Laws are different everywhere, do yourself a huge favor and sit down with a lawyer ASAP. That paper the both of you signed probably has very little legal binding, keep in mind the house is still hers too and changing the locks can not stop her from entering her house anytime she wants to. You need professional legal counsel right now or this could get ugly real fast.


----------



## CH (May 18, 2010)

Depends on what she took.

Some pots and pans and dishes, meh.

The TV and sound system, fridge, washer/dryer, car, front door, windows, sinks, toilets, etc....then you've got a problem.

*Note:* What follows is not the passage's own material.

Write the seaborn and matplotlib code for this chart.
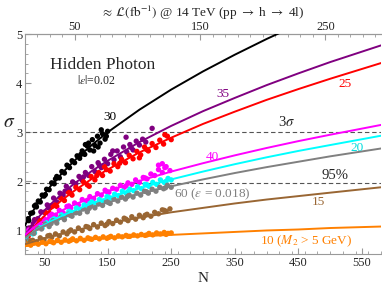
import matplotlib
matplotlib.use('Agg')
import matplotlib.pyplot as plt
from matplotlib.ticker import MultipleLocator, FixedLocator
import seaborn as sns
import pandas as pd

# fit curves at these N
n_fit = [20, 30, 40, 50, 60, 80, 100, 125, 150, 200, 250, 300, 350, 400, 450, 500, 580]
fit_30 = [1.10, 1.34, 1.55, 1.73, 1.90, 2.19, 2.45, 2.74, 3.00, 3.46, 3.87, 4.24, 4.58, 4.90, 5.20, 5.48, 5.90]
fit_35 = [0.89, 1.08, 1.25, 1.40, 1.53, 1.77, 1.98, 2.21, 2.42, 2.80, 3.13, 3.43, 3.70, 3.96, 4.20, 4.43, 4.77]
fit_25 = [0.82, 1.00, 1.16, 1.29, 1.42, 1.64, 1.83, 2.05, 2.24, 2.59, 2.89, 3.17, 3.42, 3.66, 3.88, 4.09, 4.41]
fit_40 = [0.91, 1.02, 1.12, 1.21, 1.28, 1.42, 1.54, 1.67, 1.80, 2.01, 2.20, 2.37, 2.53, 2.68, 2.82, 2.95, 3.15]
fit_20 = [0.83, 0.94, 1.03, 1.11, 1.18, 1.31, 1.42, 1.55, 1.66, 1.86, 2.04, 2.20, 2.35, 2.49, 2.62, 2.74, 2.93]
fit_60 = [0.85, 0.94, 1.02, 1.09, 1.15, 1.26, 1.36, 1.47, 1.57, 1.75, 1.90, 2.04, 2.17, 2.29, 2.40, 2.51, 2.67]
fit_15 = [0.72, 0.76, 0.80, 0.84, 0.87, 0.94, 1.00, 1.08, 1.14, 1.26, 1.37, 1.46, 1.55, 1.63, 1.70, 1.77, 1.88]
fit_10 = [0.68, 0.70, 0.72, 0.73, 0.75, 0.77, 0.79, 0.82, 0.84, 0.88, 0.91, 0.94, 0.97, 1.00, 1.02, 1.05, 1.08]

# simulated points
n_30 = [20, 23, 26, 29, 32, 35, 38, 41, 44, 47, 50, 54, 58, 62, 66, 70, 74, 78, 82, 86, 90, 94, 98,
        102, 106, 110, 114, 118, 122, 126, 130, 134, 138, 142, 146, 150, 120, 128, 140, 135, 148, 115,
        25, 37, 52, 68, 88, 108]
s_30 = [1.05, 1.21, 1.20, 1.35, 1.36, 1.50, 1.48, 1.60, 1.58, 1.72, 1.70, 1.84, 1.83, 1.97, 1.95, 2.10,
        2.07, 2.20, 2.17, 2.33, 2.28, 2.42, 2.38, 2.52, 2.47, 2.62, 2.55, 2.72, 2.64, 2.85, 2.73, 2.92,
        2.78, 2.97, 2.86, 3.02, 2.78, 2.62, 3.05, 2.70, 2.92, 2.75,
        1.24, 1.52, 1.73, 2.05, 2.31, 2.55]
n_35 = [22, 26, 30, 35, 40, 45, 50, 55, 60, 65, 70, 75, 80, 85, 90, 95, 100, 105, 110, 115, 120, 125,
        130, 135, 140, 145, 150, 155, 160, 165, 170, 175, 180, 185, 190, 195, 200, 205, 210,
        179, 220, 172, 158, 33, 57, 83, 112, 137, 187]
s_35 = [0.98, 1.05, 1.06, 1.22, 1.24, 1.38, 1.37, 1.52, 1.50, 1.66, 1.58, 1.76, 1.72, 1.90, 1.82, 1.99,
        1.95, 2.10, 2.02, 2.18, 2.12, 2.30, 2.20, 2.38, 2.28, 2.45, 2.36, 2.55, 2.44, 2.62, 2.50, 2.70,
        2.60, 2.75, 2.64, 2.82, 2.74, 2.86, 2.80, 2.90, 3.08, 2.42, 2.62,
        1.14, 1.46, 1.80, 2.09, 2.33, 2.69]
n_25 = [25, 30, 35, 40, 46, 52, 58, 64, 70, 76, 82, 88, 94, 100, 106, 112, 118, 124, 130, 136, 142,
        148, 154, 160, 166, 172, 178, 184, 190, 196, 202, 208, 214, 220, 226, 232, 238, 244, 250,
        121, 145, 200, 240, 43, 67, 91, 133, 169, 211]
s_25 = [0.88, 1.04, 1.05, 1.21, 1.20, 1.37, 1.35, 1.50, 1.49, 1.66, 1.61, 1.78, 1.72, 1.88, 1.83, 1.99,
        1.93, 2.10, 2.03, 2.18, 2.12, 2.24, 2.21, 2.36, 2.30, 2.45, 2.38, 2.53, 2.46, 2.61, 2.54, 2.70,
        2.62, 2.77, 2.69, 2.84, 2.76, 2.92, 2.85, 1.90, 2.30, 2.48, 2.95,
        1.17, 1.52, 1.76, 2.12, 2.37, 2.65]
n_40 = [20, 26, 32, 38, 44, 50, 56, 62, 68, 74, 80, 86, 92, 98, 104, 110, 116, 122, 128, 134, 140,
        146, 152, 158, 164, 170, 176, 182, 188, 194, 200, 206, 212, 218, 224, 230, 236, 242, 248,
        230, 240, 236, 29, 59, 89, 119, 149, 179, 209]
s_40 = [0.88, 1.01, 1.03, 1.13, 1.12, 1.24, 1.22, 1.33, 1.31, 1.41, 1.36, 1.49, 1.46, 1.56, 1.52, 1.63,
        1.60, 1.69, 1.65, 1.75, 1.72, 1.82, 1.78, 1.86, 1.84, 1.92, 1.88, 1.97, 1.94, 2.03, 1.98, 2.08,
        2.05, 2.15, 2.12, 2.24, 2.18, 2.30, 2.22, 2.33, 2.28, 2.36,
        0.99, 1.30, 1.50, 1.62, 1.79, 1.91, 2.07]
n_20 = [23, 29, 35, 41, 47, 53, 59, 65, 71, 77, 83, 89, 95, 101, 107, 113, 119, 125, 131, 137, 143,
        149, 155, 161, 167, 173, 179, 185, 191, 197, 203, 209, 215, 221, 227, 233, 239, 245, 250,
        32, 62, 92, 122, 152, 182, 212, 242]
s_20 = [0.80, 0.96, 0.95, 1.07, 1.05, 1.16, 1.14, 1.24, 1.22, 1.32, 1.29, 1.39, 1.36, 1.46, 1.43, 1.52,
        1.49, 1.58, 1.55, 1.63, 1.60, 1.69, 1.66, 1.74, 1.71, 1.80, 1.76, 1.84, 1.81, 1.89, 1.85, 1.94,
        1.90, 1.98, 1.94, 2.03, 1.98, 2.06, 2.03,
        0.93, 1.20, 1.37, 1.55, 1.67, 1.79, 1.93, 2.00]
n_60 = [22, 28, 34, 40, 46, 52, 58, 64, 70, 76, 82, 88, 94, 100, 106, 112, 118, 124, 130, 136, 142,
        148, 154, 160, 166, 172, 178, 184, 190, 196, 202, 208, 214, 220, 226, 232, 238, 244, 250,
        31, 61, 91, 121, 151, 181, 211, 241]
s_60 = [0.84, 0.95, 0.94, 1.05, 1.03, 1.13, 1.08, 1.20, 1.15, 1.27, 1.22, 1.33, 1.29, 1.36, 1.35, 1.44,
        1.38, 1.50, 1.46, 1.54, 1.51, 1.59, 1.55, 1.64, 1.60, 1.68, 1.64, 1.72, 1.68, 1.76, 1.72, 1.80,
        1.76, 1.84, 1.80, 1.88, 1.85, 1.92, 1.88,
        0.98, 1.14, 1.31, 1.45, 1.57, 1.69, 1.79, 1.87]
n_15 = [20, 26, 32, 38, 44, 50, 56, 62, 68, 74, 80, 86, 92, 98, 104, 110, 116, 122, 128, 134, 140,
        146, 152, 158, 164, 170, 176, 182, 188, 194, 200, 206, 212, 218, 224, 230, 236, 242, 248,
        29, 59, 89, 119, 149, 179, 209, 239]
s_15 = [0.76, 0.73, 0.80, 0.77, 0.85, 0.81, 0.89, 0.86, 0.93, 0.89, 0.97, 0.93, 1.01, 0.97, 1.05, 1.00,
        1.08, 1.04, 1.12, 1.07, 1.15, 1.10, 1.18, 1.14, 1.21, 1.17, 1.25, 1.20, 1.28, 1.23, 1.31, 1.26,
        1.33, 1.29, 1.37, 1.34, 1.42, 1.39, 1.44,
        0.79, 0.90, 0.98, 1.07, 1.13, 1.23, 1.31, 1.41]
n_10 = [23, 29, 35, 41, 47, 53, 59, 65, 71, 77, 83, 89, 95, 101, 107, 113, 119, 125, 131, 137, 143,
        149, 155, 161, 167, 173, 179, 185, 191, 197, 203, 209, 215, 221, 227, 233, 239, 245, 250,
        32, 62, 92, 122, 152, 182, 212, 242]
s_10 = [0.72, 0.70, 0.75, 0.72, 0.77, 0.73, 0.78, 0.75, 0.80, 0.76, 0.81, 0.78, 0.83, 0.79, 0.84, 0.80,
        0.85, 0.82, 0.86, 0.83, 0.87, 0.84, 0.88, 0.85, 0.89, 0.87, 0.90, 0.88, 0.91, 0.89, 0.92, 0.90,
        0.94, 0.91, 0.95, 0.93, 0.96, 0.94, 0.95,
        0.74, 0.77, 0.80, 0.83, 0.86, 0.88, 0.91, 0.92]

masses = ['30', '35', '25', '40', '20', '60', '15', '10']
colors = {'30': 'black', '35': '#800080', '25': '#ff0000', '40': '#ff00ff',
          '20': '#00ffff', '60': '#808080', '15': '#996633', '10': '#ff8000'}

fits = dict(zip(masses, [fit_30, fit_35, fit_25, fit_40, fit_20, fit_60, fit_15, fit_10]))
pts_n = dict(zip(masses, [n_30, n_35, n_25, n_40, n_20, n_60, n_15, n_10]))
pts_s = dict(zip(masses, [s_30, s_35, s_25, s_40, s_20, s_60, s_15, s_10]))

df_fit = pd.concat([pd.DataFrame({'N': n_fit, 'sigma': fits[m], 'm': m}) for m in masses])
df_pts = pd.concat([pd.DataFrame({'N': pts_n[m], 'sigma': pts_s[m], 'm': m}) for m in masses])

sns.set_style('ticks')
plt.rcParams['font.family'] = ['Liberation Serif', 'DejaVu Serif']
plt.rcParams['mathtext.fontset'] = 'stix'

fig = plt.figure(figsize=(3.82, 2.89), dpi=100)
ax = fig.add_axes([0.0654, 0.121, 0.932, 0.761])

sns.scatterplot(data=df_pts, x='N', y='sigma', hue='m', palette=colors, s=15,
                linewidth=0, legend=False, ax=ax, zorder=2)
sns.lineplot(data=df_fit, x='N', y='sigma', hue='m', palette=colors, lw=1.4,
             legend=False, ax=ax, zorder=3)

ax.axhline(3.0, color='#555555', ls=(0, (4, 2.5)), lw=0.8, zorder=1)
ax.axhline(1.96, color='#555555', ls=(0, (4, 2.5)), lw=0.8, zorder=1)

ax.set_xlim(20, 580)
ax.set_ylim(0.52, 5)
ax.xaxis.set_major_locator(FixedLocator([50, 150, 250, 350, 450, 550]))
ax.xaxis.set_minor_locator(MultipleLocator(20))
ax.yaxis.set_major_locator(MultipleLocator(1))
ax.yaxis.set_minor_locator(MultipleLocator(0.2))
ax.tick_params(which='both', direction='in', color='#999999', labelsize=9, pad=2)
ax.tick_params(which='major', length=4)
ax.tick_params(which='minor', length=2)
for sp in ['left', 'bottom', 'top']:
    ax.spines[sp].set_color('#999999')
    ax.spines[sp].set_linewidth(0.8)
ax.spines['right'].set_visible(False)

ax.set_xlabel('N', fontsize=11, labelpad=2)
ax.set_ylabel(r'$\sigma$', fontsize=14, rotation=0, labelpad=6)
ax.yaxis.set_label_coords(-0.045, 0.56)

top = ax.secondary_xaxis('top', functions=(lambda n: n / 1.97, lambda l: l * 1.97))
top.xaxis.set_major_locator(FixedLocator([50, 150, 250]))
top.xaxis.set_minor_locator(MultipleLocator(10))
top.tick_params(which='both', direction='in', color='#999999', labelsize=9, pad=0.5)
top.tick_params(which='major', length=4)
top.tick_params(which='minor', length=2)
top.spines['top'].set_color('#999999')
top.set_xlabel(r'$\approx\,\mathcal{L}(\mathrm{fb}^{-1})$ @ 14 TeV (pp $\rightarrow$ h $\rightarrow$ 4l)',
               fontsize=9.5, labelpad=3)

ax.text(142, 4.37, 'Hidden Photon', fontsize=12.5, ha='center', va='center')
ax.text(132, 4.05, r'$|\epsilon|$=0.02', fontsize=8.5, ha='center', va='center')
ax.text(153, 3.31, '30', fontsize=9.5, color='black', ha='center', va='center')
ax.text(332, 3.78, '35', fontsize=9.5, color='#800080', ha='center', va='center')
ax.text(523, 3.98, '25', fontsize=9.5, color='#ff0000', ha='center', va='center')
ax.text(431, 3.20, r'3$\sigma$', fontsize=10.5, ha='center', va='center')
ax.text(314, 2.49, '40', fontsize=9.5, color='#ff00ff', ha='center', va='center')
ax.text(543, 2.69, '20', fontsize=9.5, color='#00dddd', ha='center', va='center')
ax.text(507, 2.12, '95%', fontsize=10.5, ha='center', va='center')
ax.text(315, 1.73, r'60 ($\epsilon$ = 0.018)', fontsize=9.5, color='#808080', ha='center', va='center')
ax.text(481, 1.57, '15', fontsize=9.5, color='#996633', ha='center', va='center')
ax.text(462, 0.78, r'10 ($M_2$ > 5 GeV)', fontsize=9.5, color='#ff8000', ha='center', va='center')

fig.savefig('out.png', dpi=100)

But I would probably change the locks at this point just to protect yourself. If she asks who changed the locks, just tell her that some items disappeared and you just wanted to make sure someone else doesn't have a key to your house to protect both of your assets in the house.

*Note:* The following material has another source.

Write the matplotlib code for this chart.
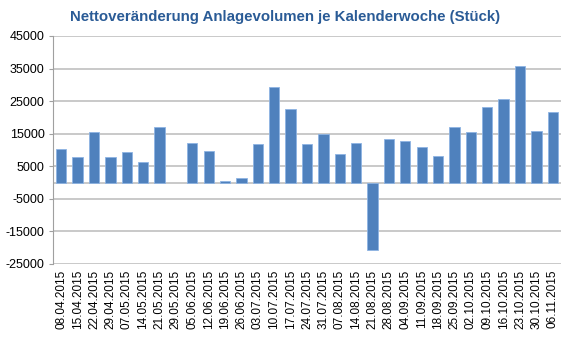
import matplotlib
matplotlib.use("Agg")
import matplotlib.pyplot as plt

plt.rcParams["font.family"] = ["Liberation Sans", "DejaVu Sans"]

# ── data: weekly net change ──
WEEKS = ["08.04.2015", "15.04.2015", "22.04.2015", "29.04.2015", "07.05.2015",
         "14.05.2015", "21.05.2015", "29.05.2015", "05.06.2015", "12.06.2015",
         "19.06.2015", "26.06.2015", "03.07.2015", "10.07.2015", "17.07.2015",
         "24.07.2015", "31.07.2015", "07.08.2015", "14.08.2015", "21.08.2015",
         "28.08.2015", "04.09.2015", "11.09.2015", "18.09.2015", "25.09.2015",
         "02.10.2015", "09.10.2015", "16.10.2015", "23.10.2015", "30.10.2015",
         "06.11.2015"]
VALUES = [10400, 7960, 15400, 7960, 9280,
          6430, 17030, 0, 12140, 9590,
          610, 1530, 11730, 29480, 22640,
          11930, 14890, 8870, 12140, -20800,
          13460, 12850, 11020, 8260, 17140,
          15600, 23260, 25800, 35800, 15810,
          21620]
YTICKS = [-25000, -15000, -5000, 5000, 15000, 25000, 35000, 45000]

TITLE = "Nettoveränderung Anlagevolumen je Kalenderwoche (Stück)"

fig = plt.figure(figsize=(5.7, 3.37), dpi=100)
ax = fig.add_axes([53/570, 1 - 264/337, (561-53)/570, (264-36)/337])

xs = list(range(len(WEEKS)))
# no outline on empty weeks
lws = [0.6 if v != 0 else 0 for v in VALUES]
ax.bar(xs, VALUES, width=0.63, color="#4F81BD", edgecolor="#8EB4E3",
       linewidth=lws, zorder=3)

ax.set_xlim(-0.5, len(WEEKS) - 0.5)
ax.set_ylim(-25000, 45000)
ax.set_yticks(YTICKS)
ax.set_yticklabels([str(t) for t in YTICKS], fontsize=9)
ax.set_xticks(xs)
ax.set_xticklabels(WEEKS, rotation=90, fontsize=8.5)

# grid and the zero line
ax.grid(True, axis="y", color="#C0C0C0", linewidth=1.2, zorder=0)
ax.axhline(0, color="#C0C0C0", linewidth=1.2, zorder=1)

for s in ("top", "right", "bottom"):
    ax.spines[s].set_visible(False)
ax.spines["left"].set_color("#A0A0A0")
ax.tick_params(axis="y", length=3, color="#A0A0A0", pad=3)
ax.tick_params(axis="x", length=0, pad=4)

fig.text(285/570, 1 - 17/337, TITLE, ha="center", va="center",
         fontsize=10.8, fontweight="bold", color="#2A5B96")

fig.savefig("out.png", dpi=100)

You're not blaming her for the items being gone, but she'll get the message loud and clear.


----------



## Frostflower (Jul 22, 2012)

Pops001 said:


> Laws are different everywhere, do yourself a huge favor and sit down with a lawyer ASAP. That paper the both of you signed probably has very little legal binding, keep in mind the house is still hers too and changing the locks can not stop her from entering her house anytime she wants to. You need professional legal counsel right now or this could get ugly real fast.


Good advice, Pops.


----------



## Openminded (Feb 21, 2013)

v4nd06 said:


> My wife and I have been married for 7 years. We have been facing problems for the last 2 years. We made decisions together to try to find happiness. However, none of those worked out. So we then sat down one day and decided that we needed to separate. There was a paper that we made decisions on together concerning the separation. Such as...... I would live in the home, she was moving in with her mother, etc... We both signed and dated it. However, i went to visit my brother recently and she decides to go to the house and take some items that we did not agree too. I have not changed the locks yet on the house. I was wondering if anyone knew what my rights were and maybe what should I do? Thank you
> 
> :scratchhead:


If that's an informal document, for an informal (not legal) separation, I doubt it has any legal standing.

You need to a legal separation, something enforceable, if you are serious about this.

Otherwise, it's still her house too.


----------